Le grand gestionnaire de fonds Pimco utilise l'image tennistique d'un 5ème set sans tie break, qui peut durer en théorie indéfiniment en l'absence d'excès et d'erreurs politiques majeures. Quitter trop tôt le bain des marchés boursiers est le piège que tout le monde cherche à éviter aujourd'hui, et il est indispensable pour cela de trouver de nouveaux espoirs de performance afin d'assurer un relais avec les stars d'hier.

Mais regardons les inconnues macro-économiques sur lesquelles les marchés s'interrogent: est-il absurde de penser que la croissance mondiale va décélérer d'un cran mais pas s'effondrer? que le couple Trump/Powell (président de la banque centrale américaine) va trouver le meilleur compromis possible afin de piloter la normalisation à venir de l'économie américaine? Que la Chine va mettre en place des moyens suffisants pour contrer à court terme le ralentissement? Que le climat de guerre commerciale durable ne va pas se dégrader au-delà des limites déjà franchies? Qu'un accord sur le Brexit sera finalement trouvé? Que Rome et Bruxelles vont sortir par le haut de leur bras de fer? Oui, la liste des conditions à remplir pour se convaincre que le moment de mettre les voiles n'est pas encore venu, est longue.
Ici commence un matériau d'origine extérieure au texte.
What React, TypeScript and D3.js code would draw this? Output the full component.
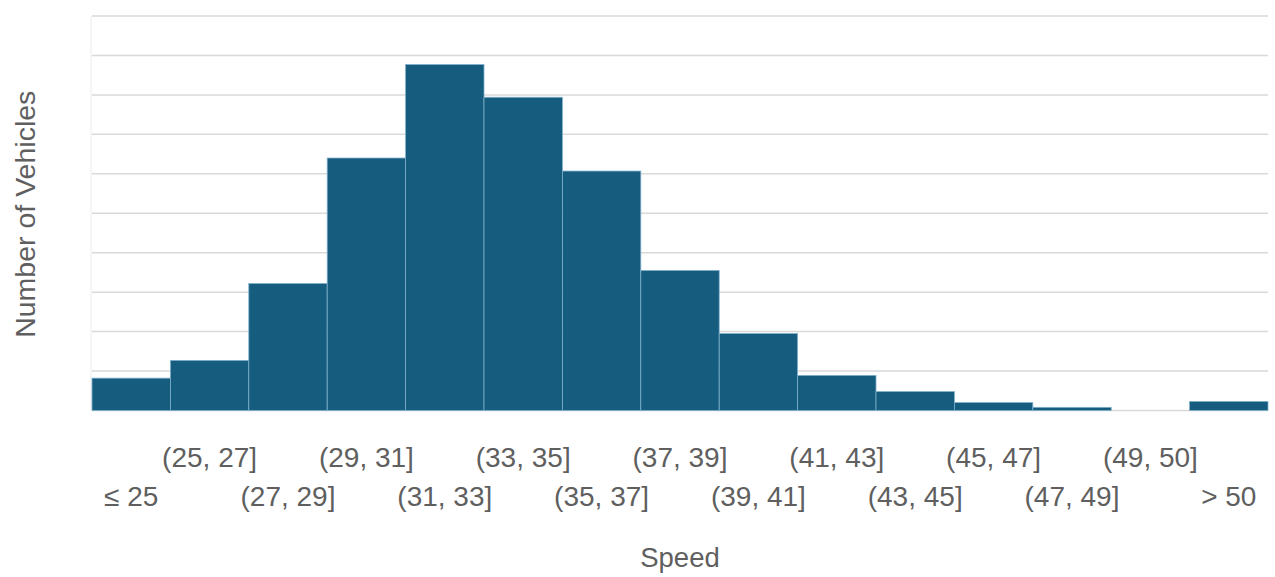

Mais aucune de ces conditions ne semblent totalement insurmontable (certaines de ces inquiétudes se sont d'ailleurs déjà un peu apaisées).

C'est bien en franchissant, une fois encore, ce nouveau "mur des craintes" que le marché pourra étendre quelques temps encore son cycle de hausse historique en reconsidérant avec un oeil nouveau certains secteurs et valeurs trop longtemps délaissés.